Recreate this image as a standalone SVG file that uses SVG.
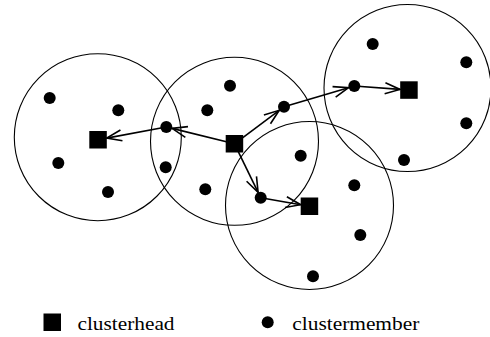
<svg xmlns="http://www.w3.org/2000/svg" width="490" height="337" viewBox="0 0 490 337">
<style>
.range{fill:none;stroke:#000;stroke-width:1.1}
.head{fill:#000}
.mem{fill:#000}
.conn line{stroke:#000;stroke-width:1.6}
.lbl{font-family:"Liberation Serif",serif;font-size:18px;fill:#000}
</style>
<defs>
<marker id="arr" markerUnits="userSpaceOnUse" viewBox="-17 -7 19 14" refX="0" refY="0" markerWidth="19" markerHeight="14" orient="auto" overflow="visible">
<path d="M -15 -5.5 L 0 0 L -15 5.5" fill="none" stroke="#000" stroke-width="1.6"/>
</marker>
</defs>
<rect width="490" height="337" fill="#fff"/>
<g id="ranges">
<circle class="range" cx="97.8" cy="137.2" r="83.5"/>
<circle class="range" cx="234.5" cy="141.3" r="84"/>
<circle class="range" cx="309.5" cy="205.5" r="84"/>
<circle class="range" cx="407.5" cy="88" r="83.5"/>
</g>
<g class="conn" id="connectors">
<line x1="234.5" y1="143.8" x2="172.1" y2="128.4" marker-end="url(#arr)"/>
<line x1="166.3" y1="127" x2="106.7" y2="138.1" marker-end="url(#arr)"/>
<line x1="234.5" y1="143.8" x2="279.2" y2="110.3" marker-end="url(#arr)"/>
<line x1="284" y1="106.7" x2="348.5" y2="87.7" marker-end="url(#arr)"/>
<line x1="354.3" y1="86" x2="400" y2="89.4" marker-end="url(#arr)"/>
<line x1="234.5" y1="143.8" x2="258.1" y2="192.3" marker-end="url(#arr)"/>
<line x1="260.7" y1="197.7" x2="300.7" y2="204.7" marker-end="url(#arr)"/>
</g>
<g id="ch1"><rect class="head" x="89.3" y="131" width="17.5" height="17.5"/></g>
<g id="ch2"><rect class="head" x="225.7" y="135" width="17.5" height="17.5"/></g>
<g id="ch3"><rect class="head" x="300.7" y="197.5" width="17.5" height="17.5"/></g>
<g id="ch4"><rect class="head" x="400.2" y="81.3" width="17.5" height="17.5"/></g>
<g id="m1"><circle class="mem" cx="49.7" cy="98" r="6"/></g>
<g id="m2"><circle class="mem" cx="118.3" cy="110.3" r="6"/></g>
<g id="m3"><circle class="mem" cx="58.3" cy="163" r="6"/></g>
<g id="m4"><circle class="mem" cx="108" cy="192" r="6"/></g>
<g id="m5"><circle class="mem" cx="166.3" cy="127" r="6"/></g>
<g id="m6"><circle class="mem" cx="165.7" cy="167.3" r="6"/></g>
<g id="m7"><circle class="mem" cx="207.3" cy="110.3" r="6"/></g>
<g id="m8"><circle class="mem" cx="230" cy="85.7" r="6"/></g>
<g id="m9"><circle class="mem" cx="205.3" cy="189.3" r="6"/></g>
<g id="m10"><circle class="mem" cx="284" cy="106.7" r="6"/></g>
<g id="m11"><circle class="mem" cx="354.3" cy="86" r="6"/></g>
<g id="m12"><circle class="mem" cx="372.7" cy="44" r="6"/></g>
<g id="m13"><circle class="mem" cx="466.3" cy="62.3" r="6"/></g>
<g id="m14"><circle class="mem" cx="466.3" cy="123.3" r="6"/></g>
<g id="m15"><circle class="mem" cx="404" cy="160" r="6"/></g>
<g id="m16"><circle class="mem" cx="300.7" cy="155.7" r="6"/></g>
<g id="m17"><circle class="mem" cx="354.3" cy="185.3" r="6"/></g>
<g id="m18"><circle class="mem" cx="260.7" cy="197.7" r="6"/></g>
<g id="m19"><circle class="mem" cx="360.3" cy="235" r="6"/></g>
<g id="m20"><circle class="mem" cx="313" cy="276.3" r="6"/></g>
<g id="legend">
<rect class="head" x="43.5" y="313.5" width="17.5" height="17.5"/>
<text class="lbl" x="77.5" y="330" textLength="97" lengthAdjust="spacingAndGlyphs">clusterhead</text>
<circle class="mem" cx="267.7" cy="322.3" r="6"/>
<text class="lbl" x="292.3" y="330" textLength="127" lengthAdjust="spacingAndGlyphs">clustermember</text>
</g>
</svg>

Exercise objective.
Reproduce the material word for word, minus the images.

The solution.
Recreate this image as a standalone SVG file that uses SVG.
<svg xmlns="http://www.w3.org/2000/svg" width="490" height="337" viewBox="0 0 490 337">
<style>
.range{fill:none;stroke:#000;stroke-width:1.1}
.head{fill:#000}
.mem{fill:#000}
.conn line{stroke:#000;stroke-width:1.6}
.lbl{font-family:"Liberation Serif",serif;font-size:18px;fill:#000}
</style>
<defs>
<marker id="arr" markerUnits="userSpaceOnUse" viewBox="-17 -7 19 14" refX="0" refY="0" markerWidth="19" markerHeight="14" orient="auto" overflow="visible">
<path d="M -15 -5.5 L 0 0 L -15 5.5" fill="none" stroke="#000" stroke-width="1.6"/>
</marker>
</defs>
<rect width="490" height="337" fill="#fff"/>
<g id="ranges">
<circle class="range" cx="97.8" cy="137.2" r="83.5"/>
<circle class="range" cx="234.5" cy="141.3" r="84"/>
<circle class="range" cx="309.5" cy="205.5" r="84"/>
<circle class="range" cx="407.5" cy="88" r="83.5"/>
</g>
<g class="conn" id="connectors">
<line x1="234.5" y1="143.8" x2="172.1" y2="128.4" marker-end="url(#arr)"/>
<line x1="166.3" y1="127" x2="106.7" y2="138.1" marker-end="url(#arr)"/>
<line x1="234.5" y1="143.8" x2="279.2" y2="110.3" marker-end="url(#arr)"/>
<line x1="284" y1="106.7" x2="348.5" y2="87.7" marker-end="url(#arr)"/>
<line x1="354.3" y1="86" x2="400" y2="89.4" marker-end="url(#arr)"/>
<line x1="234.5" y1="143.8" x2="258.1" y2="192.3" marker-end="url(#arr)"/>
<line x1="260.7" y1="197.7" x2="300.7" y2="204.7" marker-end="url(#arr)"/>
</g>
<g id="ch1"><rect class="head" x="89.3" y="131" width="17.5" height="17.5"/></g>
<g id="ch2"><rect class="head" x="225.7" y="135" width="17.5" height="17.5"/></g>
<g id="ch3"><rect class="head" x="300.7" y="197.5" width="17.5" height="17.5"/></g>
<g id="ch4"><rect class="head" x="400.2" y="81.3" width="17.5" height="17.5"/></g>
<g id="m1"><circle class="mem" cx="49.7" cy="98" r="6"/></g>
<g id="m2"><circle class="mem" cx="118.3" cy="110.3" r="6"/></g>
<g id="m3"><circle class="mem" cx="58.3" cy="163" r="6"/></g>
<g id="m4"><circle class="mem" cx="108" cy="192" r="6"/></g>
<g id="m5"><circle class="mem" cx="166.3" cy="127" r="6"/></g>
<g id="m6"><circle class="mem" cx="165.7" cy="167.3" r="6"/></g>
<g id="m7"><circle class="mem" cx="207.3" cy="110.3" r="6"/></g>
<g id="m8"><circle class="mem" cx="230" cy="85.7" r="6"/></g>
<g id="m9"><circle class="mem" cx="205.3" cy="189.3" r="6"/></g>
<g id="m10"><circle class="mem" cx="284" cy="106.7" r="6"/></g>
<g id="m11"><circle class="mem" cx="354.3" cy="86" r="6"/></g>
<g id="m12"><circle class="mem" cx="372.7" cy="44" r="6"/></g>
<g id="m13"><circle class="mem" cx="466.3" cy="62.3" r="6"/></g>
<g id="m14"><circle class="mem" cx="466.3" cy="123.3" r="6"/></g>
<g id="m15"><circle class="mem" cx="404" cy="160" r="6"/></g>
<g id="m16"><circle class="mem" cx="300.7" cy="155.7" r="6"/></g>
<g id="m17"><circle class="mem" cx="354.3" cy="185.3" r="6"/></g>
<g id="m18"><circle class="mem" cx="260.7" cy="197.7" r="6"/></g>
<g id="m19"><circle class="mem" cx="360.3" cy="235" r="6"/></g>
<g id="m20"><circle class="mem" cx="313" cy="276.3" r="6"/></g>
<g id="legend">
<rect class="head" x="43.5" y="313.5" width="17.5" height="17.5"/>
<text class="lbl" x="77.5" y="330" textLength="97" lengthAdjust="spacingAndGlyphs">clusterhead</text>
<circle class="mem" cx="267.7" cy="322.3" r="6"/>
<text class="lbl" x="292.3" y="330" textLength="127" lengthAdjust="spacingAndGlyphs">clustermember</text>
</g>
</svg>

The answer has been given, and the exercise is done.